Il pensiero di apertura verso quell’oltre mi ha colpito profondamente. Questa è una prima presentazione. Poi potrei dirvi che il mio incontro con il cristianesimo è diventato un processo di lotta ideologica attiva tra me e Cristo, perché io continuavo a sostenere delle cose e mano a mano si dimostrava che avevo torto io. Però, io continuavo a metterle in discussione lo stesso. Insomma, ci ho messo tanto tempo ad arrivare alla consapevolezza che ho oggi della centralità di Cristo, della familiarità con Lui e del fatto che oggi, tutto quello che mi accade è quello che Lui decide per me. È lui che mi porta per mano, una mano morbida, dolce, che mi ama. Tutto quello che mi accade, che è veramente complesso, pesante, difficile, è un bene per me. Quello che sto vivendo adesso è un bene per me.

Ho capito: il popolo nasce da Cristo stesso, nasce dal fatto che l’uomo, guardando Cristo, assume via via il senso di essere popolo, cioè una compagnia operosa al lavoro. Però questo mi ha reso anche consapevole del fatto che la compagnia operosa al lavoro non è la gran parte della gente, non è la maggioranza, anzi, è una minoranza. Il popolo è una minoranza che si pone perché nasce in Chiesa: si esce dalla Chiesa e si incontra, con il senso religioso che rende molte persone più responsabili, più attive, più creative di quanto non siano i cristiani stessi. Per cui, quella unione tra gli uomini con il loro senso religioso e il popolo nato dall’iniziativa di Cristo, diventa veramente consapevole. Ma questa parte consapevole – che poi è fatta da coloro che fanno seriamente la famiglia, la fabbrica, la creatività, la costruzione, l’approfondimento scientifico – è quella che costruisce e dà significato alla espressione di servire il popolo.
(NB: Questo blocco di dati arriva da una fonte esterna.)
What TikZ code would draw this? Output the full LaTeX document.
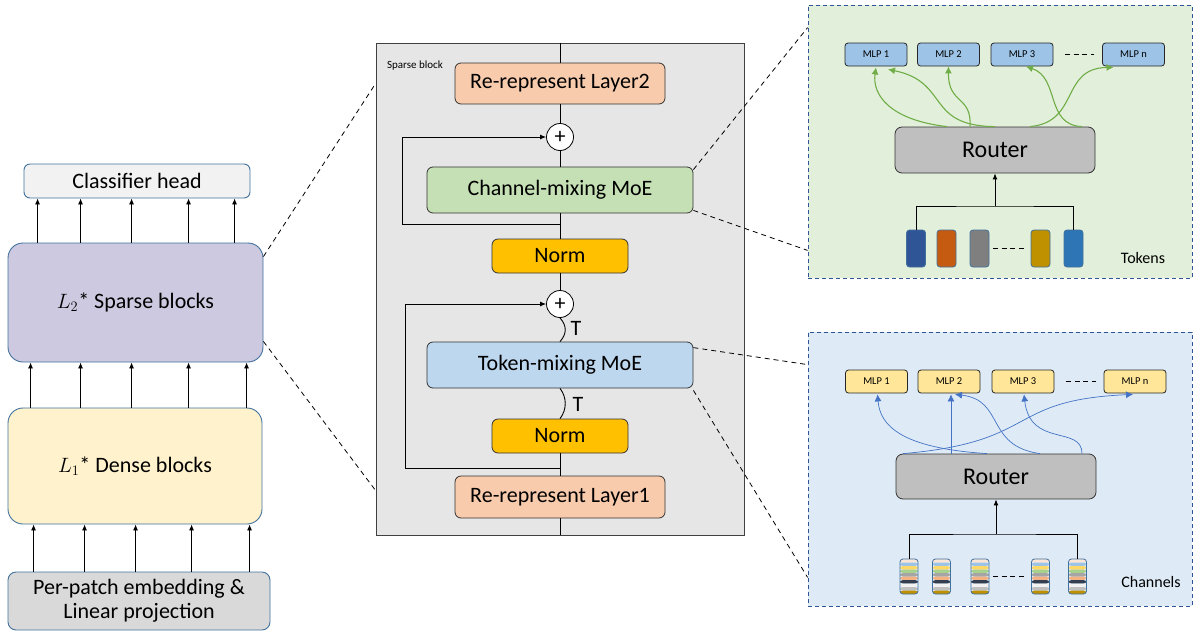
\documentclass[tikz,border=0pt]{standalone}
\usepackage{fontspec}
\setmainfont{Carlito}
\usetikzlibrary{arrows.meta,calc}

\definecolor{boxedge}{HTML}{41719C}
\definecolor{clsfill}{HTML}{F2F2F2}
\definecolor{sparsefill}{HTML}{CDC9E0}
\definecolor{densefill}{HTML}{FFF2CC}
\definecolor{patchfill}{HTML}{D9D9D9}
\definecolor{panelfill}{HTML}{E7E6E6}
\definecolor{repfill}{HTML}{F8CBAD}
\definecolor{chfill}{HTML}{C5E0B4}
\definecolor{normfill}{HTML}{FFC000}
\definecolor{tkfill}{HTML}{BDD7EE}
\definecolor{greenbg}{HTML}{E2EFDA}
\definecolor{bluebg}{HTML}{DEEBF7}
\definecolor{zoomedge}{HTML}{2F5597}
\definecolor{mlpblue}{HTML}{9DC3E6}
\definecolor{mlpyellow}{HTML}{FFE699}
\definecolor{routerfill}{HTML}{BFBFBF}
\definecolor{greenarr}{HTML}{70AD47}
\definecolor{bluearr}{HTML}{4472C4}
% token colours
\definecolor{tkA}{HTML}{2F5597}
\definecolor{tkB}{HTML}{C55A11}
\definecolor{tkC}{HTML}{7F7F7F}
\definecolor{tkD}{HTML}{BF9000}
\definecolor{tkE}{HTML}{2E75B6}
% channel stripes
\definecolor{chA}{HTML}{FBE5D6}
\definecolor{chB}{HTML}{9DC3E6}
\definecolor{chC}{HTML}{FFD966}
\definecolor{chD}{HTML}{A9D18E}
\definecolor{chE}{HTML}{A5A5A5}
\definecolor{chF}{HTML}{F4B183}
\definecolor{chG}{HTML}{333F50}
\definecolor{chH}{HTML}{F2F2F2}
\definecolor{chI}{HTML}{BFBFBF}
\definecolor{chJ}{HTML}{BF9000}

\tikzset{
  arr/.style={-{Latex[length=6pt,width=5pt]}},
  bigfont/.style={font=\fontsize{22}{26}\selectfont},
  stack/.style={draw=boxedge, line width=0.9pt, rounded corners=15pt, inner sep=0pt, bigfont, align=center},
  layer/.style={draw=black!80, line width=0.8pt, rounded corners=6pt, inner sep=0pt, bigfont},
  plus/.style={circle, draw, fill=white, line width=0.8pt, inner sep=0pt, minimum size=27pt, bigfont},
  zoombox/.style={draw=zoomedge, line width=0.8pt, dash pattern=on 4pt off 3pt, inner sep=0pt,
    minimum width=384pt},
  zoomline/.style={line width=0.8pt, dash pattern=on 5pt off 4pt},
  mlp/.style={draw=black!85, line width=0.8pt, rounded corners=3pt, inner sep=0pt,
    minimum width=62pt, minimum height=23pt, font=\fontsize{10.5}{12}\selectfont},
  router/.style={draw=black!80, fill=routerfill, line width=0.8pt, rounded corners=7pt, inner sep=0pt,
    minimum width=200pt, minimum height=46pt, font=\fontsize{24}{28}\selectfont},
  token/.style={draw=boxedge, line width=0.8pt, rounded corners=3pt, inner sep=0pt,
    minimum width=19pt, minimum height=37pt},
  chan/.style={draw=boxedge, line width=0.8pt, rounded corners=3pt, inner sep=0pt,
    minimum width=18pt, minimum height=35pt,
    path picture={
      \foreach \c [count=\i from 0] in {chA,chB,chC,chD,chE,chF,chG,chH,chI,chJ}
        \fill[\c] ($(path picture bounding box.north west)!{\i/10}!(path picture bounding box.south west)$)
          rectangle ($(path picture bounding box.north east)!{(\i+1)/10}!(path picture bounding box.south east)$);
    }},
  gap/.style={line width=0.8pt, dash pattern=on 5pt off 3.5pt},
  lbl/.style={inner sep=0pt, font=\fontsize{16}{18}\selectfont},
}

\begin{document}
\begin{tikzpicture}[x=1pt, y=-1pt]
\useasboundingbox (0,0) rectangle (1196,635);

% left stack
\node[stack, fill=clsfill, rounded corners=6pt, minimum width=226pt, minimum height=34pt] at (137,181) (cls) {Classifier head};
\node[stack, fill=sparsefill, minimum width=255pt, minimum height=119pt] at (135.5,302.5) (sparse) {$L_2$* Sparse blocks};
\node[stack, fill=densefill, minimum width=254pt, minimum height=116pt] at (135,466) (dense) {$L_1$* Dense blocks};
\node[stack, fill=patchfill, rounded corners=8pt, minimum width=262pt, minimum height=58pt] at (139,601) (patch) {Per-patch embedding \&\\[-2pt]Linear projection};

\foreach \dx in {30,73,124,181,227}
  \draw[arr, line width=0.8pt] ($(sparse.north west)+(\dx,0)$) coordinate (a) -- (a |- cls.south);
\foreach \dx in {23,73,124,181,239}
  \draw[arr, line width=0.8pt] ($(dense.north west)+(\dx,0)$) coordinate (a) -- (a |- sparse.south);
\foreach \dx in {26,77,128,184,242}
  \draw[arr, line width=0.8pt] ($(patch.north west)+(\dx,0)$) coordinate (a) -- (a |- dense.south);

% sparse block
\node[draw=black!75, fill=panelfill, line width=0.9pt, inner sep=0pt, minimum width=368pt, minimum height=492pt] at (560,289) (panel) {};
\node[inner sep=0pt, font=\fontsize{11}{12}\selectfont] at (415,66) (sblabel) {Sparse block};

\node[layer, fill=repfill, minimum width=210pt, minimum height=41pt] at (560,83.5) (rep2) {Re-represent Layer2};
\node[plus] at (560,137) (plus1) {+};
\node[layer, fill=chfill, minimum width=266pt, minimum height=46pt] at (560,190) (chmix) {Channel-mixing MoE};
\node[layer, fill=normfill, minimum width=136pt, minimum height=34pt] at (560,256) (norm1) {Norm};
\node[plus] at (560,304) (plus2) {+};
\node[layer, fill=tkfill, minimum width=266pt, minimum height=46pt] at (560,365) (tokmix) {Token-mixing MoE};
\node[layer, fill=normfill, minimum width=136pt, minimum height=34pt] at (560,436) (norm2) {Norm};
\node[layer, fill=repfill, minimum width=210pt, minimum height=42pt] at (560,497) (rep1) {Re-represent Layer1};

\draw[line width=0.9pt] (panel.north) -- (rep2.north);
\draw[line width=0.9pt] (rep2.south) -- (plus1.north);
\draw[line width=0.9pt] (plus1.south) -- (chmix.north);
\draw[line width=0.9pt] (chmix.south) -- (norm1.north);
\draw[line width=0.9pt] (norm1.south) -- (plus2.north);
\draw[line width=0.9pt] (norm2.south) -- (rep1.north);
\draw[line width=0.9pt] (rep1.south) -- (panel.south);
\draw[line width=0.9pt] (plus2.south) .. controls +(7,8) and +(7,-8) .. (tokmix.north);
\draw[line width=0.9pt] (tokmix.south) .. controls +(7,9) and +(7,-9) .. (norm2.north);
\node[bigfont, inner sep=0pt] at (576,328) (t1) {T};
\node[bigfont, inner sep=0pt] at (578,404) (t2) {T};

% residual paths
\coordinate (j1) at (560,224);
\coordinate (l1) at (402,224);
\draw[arr, line width=0.9pt] (j1) -- (l1) |- (plus1.west);
\coordinate (j2) at (560,468);
\coordinate (l2) at (405,468);
\draw[arr, line width=0.9pt] (j2) -- (l2) |- (plus2.west);

% zoom panels
\node[zoombox, fill=greenbg, minimum height=273pt] at (1000,141.5) (green) {};
\node[zoombox, fill=bluebg, minimum height=274pt] at (1000,469) (blue) {};

\draw[zoomline] ([yshift=-14pt]sparse.north east) -- ([yshift=-41pt]panel.north west);
\draw[zoomline] ([yshift=21pt]sparse.south east) -- ([yshift=45pt]panel.south west);
\draw[zoomline] ([yshift=-3pt]chmix.north east) -- ([yshift=-23pt]green.north west);
\draw[zoomline] ([yshift=3pt]chmix.south east) -- ([yshift=28pt]green.south west);
\draw[zoomline] ([yshift=-6pt]tokmix.north east) -- ([yshift=-33pt]blue.north west);
\draw[zoomline] ([yshift=-2pt]tokmix.south east) -- ([yshift=29pt]blue.south west);

% channel-mixing experts
\node[mlp, fill=mlpblue] at (876,54.5) (g1) {MLP 1};
\node[mlp, fill=mlpblue] at (948.5,54.5) (g2) {MLP 2};
\node[mlp, fill=mlpblue] at (1022,54.5) (g3) {MLP 3};
\node[mlp, fill=mlpblue] at (1133.5,54.5) (gn) {MLP n};
\draw[gap, shorten <=12pt, shorten >=8pt] (g3.east) -- (gn.west);
\node[router] at (995,150) (router1) {Router};

\begin{scope}[greenarr, line width=1.1pt, -{Latex[length=7pt,width=7pt]}]
  \draw ([xshift=-48pt]router1.north) .. controls (890,120) and (872,95) .. ([yshift=-1pt]g1.south);
  \draw (router1.north) .. controls (925,126) and (950,82) .. ([xshift=12pt,yshift=-3pt]g1.south);
  \draw ([xshift=-25pt]router1.north) .. controls (972,95) and (948,105) .. (g2.south);
  \draw ([xshift=87pt]router1.north) .. controls (1045,125) and (1060,78) .. ([xshift=4pt]g3.south);
  \draw ([xshift=35pt]router1.north) .. controls (1080,122) and (1060,68) .. ([xshift=-20pt,yshift=-1pt]gn.south);
\end{scope}

\node[token, fill=tkA] at (916,248.5) (tok1) {};
\node[token, fill=tkB] at (946.5,248.5) (tok2) {};
\node[token, fill=tkC] at (979.5,248.5) (tok3) {};
\node[token, fill=tkD] at (1040.5,248.5) (tok4) {};
\node[token, fill=tkE] at (1073.5,248.5) (tok5) {};
\draw[gap, shorten <=4pt, shorten >=6pt] (tok3.east) -- (tok4.west);
\coordinate (tjoin) at (995,206);
\draw[line width=0.9pt] (tok1.north) |- (tjoin) -| (tok5.north);
\draw[arr, line width=0.9pt] (tjoin) -- (router1.south);
\node[lbl] at (1143,258) (toklbl) {Tokens};

% token-mixing experts
\node[mlp, fill=mlpyellow] at (876.5,381.5) (b1) {MLP 1};
\node[mlp, fill=mlpyellow] at (949,381.5) (b2) {MLP 2};
\node[mlp, fill=mlpyellow] at (1023,381.5) (b3) {MLP 3};
\node[mlp, fill=mlpyellow] at (1135,381.5) (bn) {MLP n};
\draw[gap, shorten <=12pt, shorten >=8pt] (b3.east) -- (bn.west);
\node[router, minimum height=45pt] at (996,476.5) (router2) {Router};

\begin{scope}[bluearr, line width=0.7pt, -{Latex[length=7pt,width=7pt]}]
  \draw ([xshift=-9pt]router2.north) .. controls (900,448) and (880,425) .. ([xshift=1pt,yshift=-1pt]b1.south);
  \draw ([xshift=-45pt]router2.north) -- ([xshift=2pt,yshift=-1pt]b2.south);
  \draw ([xshift=44pt]router2.north) .. controls (985,446) and (1005,400) .. ([xshift=6pt,yshift=-1pt]b2.south);
  \draw ([xshift=86pt]router2.north) .. controls (1082,425) and (1030,448) .. ([xshift=1pt,yshift=-1pt]b3.south);
  \draw ([xshift=-93pt]router2.north) .. controls (1040,442) and (1005,400) .. ([xshift=-2pt,yshift=-1pt]bn.south);
\end{scope}

\node[chan] at (909,576.5) (ch1) {};
\node[chan] at (941.5,576.5) (ch2) {};
\node[chan] at (980,576.5) (ch3) {};
\node[chan] at (1040.5,576.5) (ch4) {};
\node[chan] at (1077.5,576.5) (ch5) {};
\draw[gap, shorten <=4pt, shorten >=6pt] (ch3.east) -- (ch4.west);
\coordinate (cjoin) at (996,534);
\draw[line width=0.9pt] (ch1.north) |- (cjoin) -| (ch5.north);
\draw[arr, line width=0.9pt] (cjoin) -- (router2.south);
\node[lbl] at (1151,582) (chlbl) {Channels};

\end{tikzpicture}
\end{document}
La politica è chiamata dunque a questa dimensione, la capacità di riconoscere questa minoranza al lavoro che costruisce e che è un anticipo di quello che possono essere tutte le persone.

La politica è di tutti e tutti la state facendo. Appena vi muovete su qualcosa, fate politica; appena guardate la condizione dell’altro, già fate politica. Allora, la politica è saper comporre la complessità, rendere possibile il governo della grande diversità che c’è in democrazia. Ma per governare la diversità ci vuole un grande senso della politica: io ho combattuto il potere tutta la mia vita, fino al punto che oggi sono ridotto a uno straccio, non ho più niente. Il potere ha sempre vinto, e va bene, però vincendo ha distrutto se stesso e la politica. Per questo oggi siamo in una situazione così drammatica. Chi sarà capace di rispondere a questa vittoria totale dell’irrazionalismo? Ricominciamo dal fare il popolo.